The NSA is riding high. Congress failed to muster enough votes to limit its actions. Foreign governments, even our closest allies, have railed at information that this U.S. surveillance has extended to them. Other U.S. government agencies are frothing at the mouth in search of NSA data. “Agencies working to curb drug trafficking, cyberattacks, money laundering, counterfeiting and even copyright infringement complain that their attempts to exploit the security agency’s vast resources have often been turned down because their own investigations are not considered a high enough priority, current and former government officials say… Intelligence officials say they have been careful to limit the use of the security agency’s troves of data and eavesdropping spyware for fear they could be misused in ways that violate Americans’ privacy rights.” New York Times, August 3rd.

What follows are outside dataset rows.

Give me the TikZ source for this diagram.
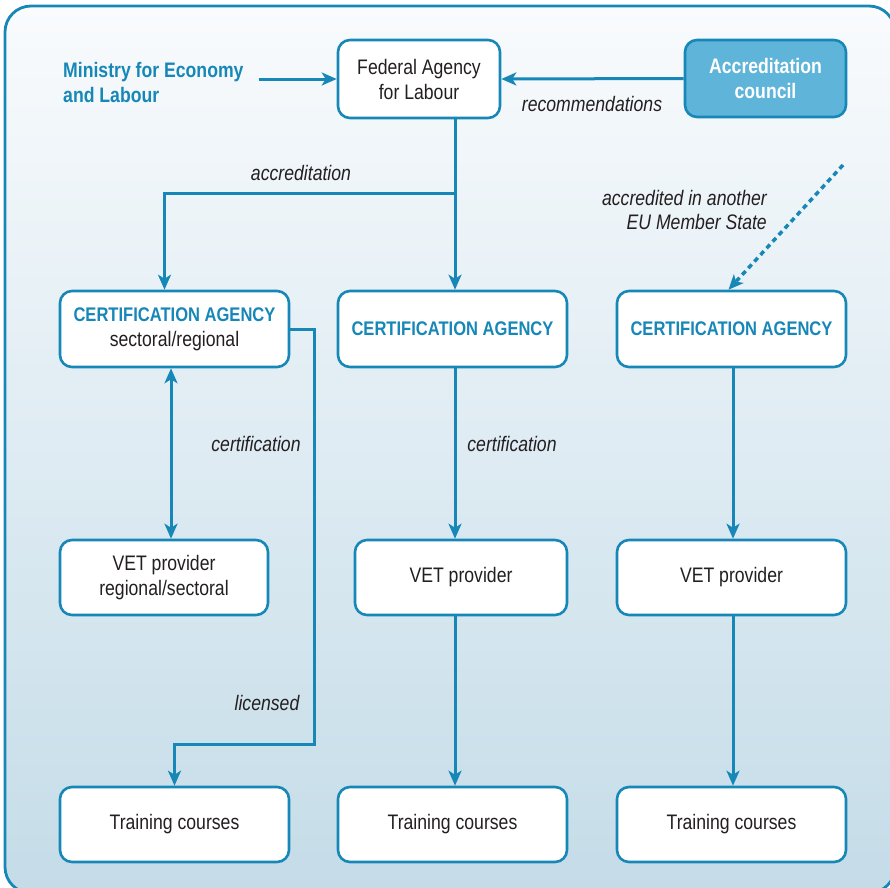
\documentclass[tikz,border=0pt]{standalone}
\usepackage{fontspec}
\setmainfont{Liberation Sans}[FakeStretch=0.84]
\usetikzlibrary{arrows.meta,calc}
\definecolor{cblue}{HTML}{1787B8}
\definecolor{accfill}{HTML}{5EB4D9}
\definecolor{bgtop}{HTML}{F9FBFD}
\definecolor{bgbot}{HTML}{C4DCE8}
\definecolor{txt}{HTML}{231F20}
\tikzset{
  box/.style={draw=cblue, line width=2.6pt, rounded corners=12pt, fill=white,
    minimum width=229pt, minimum height=76pt, align=center, inner sep=0pt,
    text=txt, font=\fontsize{21}{25}\selectfont},
  certbox/.style={box, font=\fontsize{19.7}{25}\selectfont\bfseries, text=cblue},
  arr/.style={draw=cblue, line width=3pt, -{Stealth[length=15pt,width=13pt,inset=4pt]}},
  darr/.style={draw=cblue, line width=3pt, {Stealth[length=15pt,width=13pt,inset=4pt]}-{Stealth[length=15pt,width=13pt,inset=4pt]}},
  dotarr/.style={arr, line width=3.5pt, dash pattern=on 5pt off 4pt},
  lbl/.style={font=\fontsize{21}{24}\selectfont\itshape, text=txt, inner sep=0pt},
}
\begin{document}
\begin{tikzpicture}[x=1pt,y=-1pt]
\useasboundingbox (0,0) rectangle (890,887);
\clip (0,0) rectangle (890,887);
\path[draw=cblue, line width=2.8pt, top color=bgtop, bottom color=bgbot, rounded corners=26pt]
  (5,6) rectangle (895,893);

% nodes
\node[box, minimum width=162pt, minimum height=78pt] (fed) at (419,79) {Federal Agency\\for Labour};
\node[box, fill=accfill, minimum width=161pt, minimum height=77pt, text=white,
  font=\fontsize{21}{25}\selectfont\bfseries] (acc) at (765.5,78.5) {Accreditation\\council};
\node[anchor=west, align=left, inner sep=0pt, text=cblue,
  font=\fontsize{21}{25}\selectfont\bfseries] (min) at (63,82) {Ministry for Economy\\and Labour};

\node[box] (cert1) at (174.5,329) {{\fontsize{19.7}{25}\selectfont\bfseries\color{cblue}CERTIFICATION AGENCY}\\sectoral/regional};
\node[certbox] (cert2) at (452.5,329) {CERTIFICATION AGENCY};
\node[certbox] (cert3) at (731.5,329) {CERTIFICATION AGENCY};

\node[box, minimum width=208pt, minimum height=75pt] (vet1) at (164,577.5) {VET provider\\regional/sectoral};
\node[box, minimum width=212pt, minimum height=75pt] (vet2) at (461,577.5) {VET provider};
\node[box, minimum height=75pt] (vet3) at (731.5,577.5) {VET provider};

\node[box, minimum height=75pt] (tr1) at (174.5,824.5) {Training courses};
\node[box, minimum height=75pt] (tr2) at (452.5,824.5) {Training courses};
\node[box, minimum height=75pt] (tr3) at (731.5,824.5) {Training courses};

% labels
\node[lbl] (lrec) at (592,104) {recommendations};
\node[lbl] (lacc) at (301,173) {accreditation};
\node[lbl, anchor=east, align=right] (lother) at (767,210) {accredited in another\\EU Member State};
\node[lbl] (lcert1) at (256,444) {certification};
\node[lbl] (lcert2) at (512,444) {certification};
\node[lbl] (llic) at (267,703) {licensed};

% coordinates
\coordinate (mstart) at ([xshift=15pt]min.east);
\coordinate (jx) at (455,193);
\coordinate (vx) at (171,450);
\coordinate (lx) at (314,744);
\coordinate (dstart) at (843,165);
\coordinate (c3x) at (733,450);

% connectors
\draw[arr] (mstart |- fed.west) -- (fed.west);
\draw[arr] (acc.west) -- (fed.east);
\draw[arr] (fed.south -| jx) -- (cert2.north -| jx);
\draw[arr] (jx) -| ([xshift=-10pt]cert1.north);
\draw[dotarr] (dstart) -- ([xshift=-3pt]cert3.north);
\draw[darr] (cert1.south -| vx) -- (vet1.north -| vx);
\draw[arr] (cert1.east) -| (lx) -| (tr1.north);
\draw[arr] (cert2.south -| jx) -- (vet2.north -| jx);
\draw[arr] (vet2.south -| jx) -- (tr2.north -| jx);
\draw[arr] (cert3.south -| c3x) -- (vet3.north -| c3x);
\draw[arr] (vet3.south -| c3x) -- (tr3.north -| c3x);
\end{tikzpicture}
\end{document}
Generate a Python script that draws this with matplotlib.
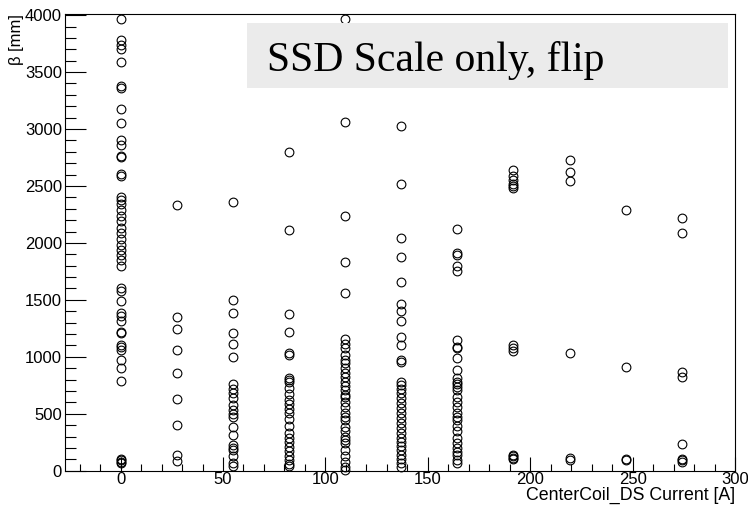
import matplotlib
matplotlib.use("Agg")
import matplotlib.pyplot as plt
from matplotlib.patches import Rectangle
from matplotlib.ticker import MultipleLocator

plt.rcParams["font.family"] = ["Liberation Sans", "DejaVu Sans"]

# CenterCoil_DS current of each column [A]
currents = [0, 27.5, 55, 82, 109.5, 137, 164.5, 191.5, 219.5, 247, 274]

# beta values, one list per current column [mm]
beta_0 = [3965, 3780, 3740, 3700, 3590, 3380, 3360, 3180, 3050, 2905, 2860, 2765,
          2750, 2605, 2585, 2400, 2380, 2345, 2290, 2240, 2190, 2130, 2085, 2035,
          1985, 1935, 1890, 1850, 1795, 1600, 1580, 1490, 1385, 1360, 1310, 1220,
          1205, 1105, 1085, 1060, 970, 900, 790, 100, 90, 80, 70]
beta_27 = [2330, 1350, 1240, 1060, 860, 625, 402, 140, 82]
beta_55 = [2360, 1500, 1385, 1210, 1115, 1000, 760, 720, 680, 635, 580, 530,
           495, 470, 385, 315, 225, 200, 185, 125, 70, 40]
beta_82 = [2800, 2110, 1380, 1220, 1035, 1020, 810, 795, 780, 725, 675, 620,
           585, 540, 505, 455, 390, 335, 285, 255, 210, 170, 125, 95, 60, 40]
beta_110 = [3965, 3060, 2240, 1830, 1560, 1160, 1110, 1075, 1015, 975, 945, 900,
            855, 820, 780, 740, 710, 665, 650, 600, 560, 505, 470, 445, 385,
            345, 300, 270, 240, 180, 130, 80, 35, 10]
beta_137 = [3030, 2515, 2045, 1875, 1660, 1465, 1400, 1310, 1170, 1105, 970,
            950, 780, 755, 720, 680, 640, 590, 550, 505, 460, 415, 375, 330,
            290, 255, 215, 180, 140, 100, 65, 35]
beta_165 = [2125, 1910, 1890, 1795, 1750, 1145, 1090, 1075, 990, 880, 810, 780,
            760, 735, 710, 645, 600, 560, 505, 475, 445, 395, 345, 285, 240,
            200, 165, 140, 95, 65]
beta_192 = [2640, 2590, 2550, 2520, 2500, 2480, 1100, 1075, 1055, 140, 125, 110, 100]
beta_220 = [2725, 2620, 2540, 1035, 110, 95]
beta_247 = [2285, 910, 100, 90]
beta_275 = [2215, 2085, 870, 825, 232, 100, 90, 80]

beta_cols = [beta_0, beta_27, beta_55, beta_82, beta_110, beta_137,
             beta_165, beta_192, beta_220, beta_247, beta_275]

fig = plt.figure(figsize=(7.48, 5.12), dpi=100)
ax = fig.add_axes([0.0873, 0.0807, 0.8953, 0.892])

for cur, betas in zip(currents, beta_cols):
    ax.plot([cur] * len(betas), betas, linestyle="none", marker="o",
            markersize=6.3, markerfacecolor="none", markeredgecolor="black",
            markeredgewidth=0.8, clip_on=False)

ax.set_xlim(-27, 300)
ax.set_ylim(0, 4010)

ax.xaxis.set_major_locator(MultipleLocator(50))
ax.xaxis.set_minor_locator(MultipleLocator(10))
ax.yaxis.set_major_locator(MultipleLocator(500))
ax.yaxis.set_minor_locator(MultipleLocator(100))

ax.tick_params(which="both", direction="in", top=False, right=False,
               width=0.8, labelsize=12, colors="black")
ax.tick_params(axis="y", which="major", length=15, pad=2.5)
ax.tick_params(axis="y", which="minor", length=7.7)
ax.tick_params(axis="x", which="major", length=10, pad=1)
ax.tick_params(axis="x", which="minor", length=5)

for side in ax.spines.values():
    side.set_linewidth(0.8)

ax.set_xlabel("CenterCoil_DS Current [A]", fontsize=12.8, loc="right")
ax.xaxis.set_label_coords(1.0, -0.036)
ax.set_ylabel("β [mm]", fontsize=12, loc="top")
ax.yaxis.set_label_coords(-0.062, 1.0)

# title box, ROOT style
fig.patches.append(Rectangle((0.3298, 0.8275), 0.6431, 0.1282,
                             transform=fig.transFigure, facecolor="#ebebeb",
                             edgecolor="none", zorder=5))
fig.text(0.3565, 0.862, "SSD Scale only, flip", fontsize=30,
         family="Liberation Serif", va="baseline", ha="left", zorder=6)

fig.savefig("out.png", dpi=100)
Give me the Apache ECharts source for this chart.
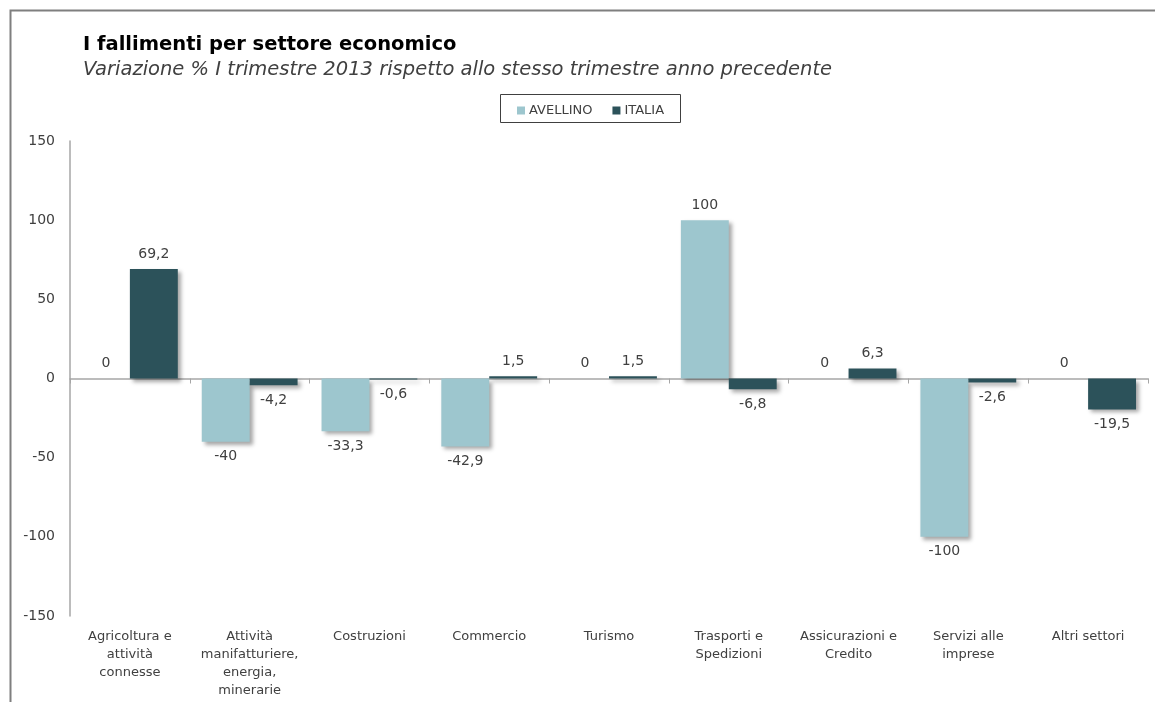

But folks in the know assert that the protestations about protecting privacy are nothing more than words, that the extent of available information that is actually being accessed from U.S. citizens in the United States and reviewed is massive and, regardless of any possible limitations that Congress may pass in the future, will continue unabated. The fear of being prosecuted for espionage and aiding the enemy – evidenced in the recent court martial of Army Private Bradley Manning – will make discovering any such excesses that much more difficult in the future. Congress is still squirming. The Fourth Amendment ban on unreasonable searches and seizures is rolling over… in its grave (?).
I’m Peter Dekom, and the balance between full information on whatever the government chooses to pursue vs. warranted surveillance has yet to be achieved.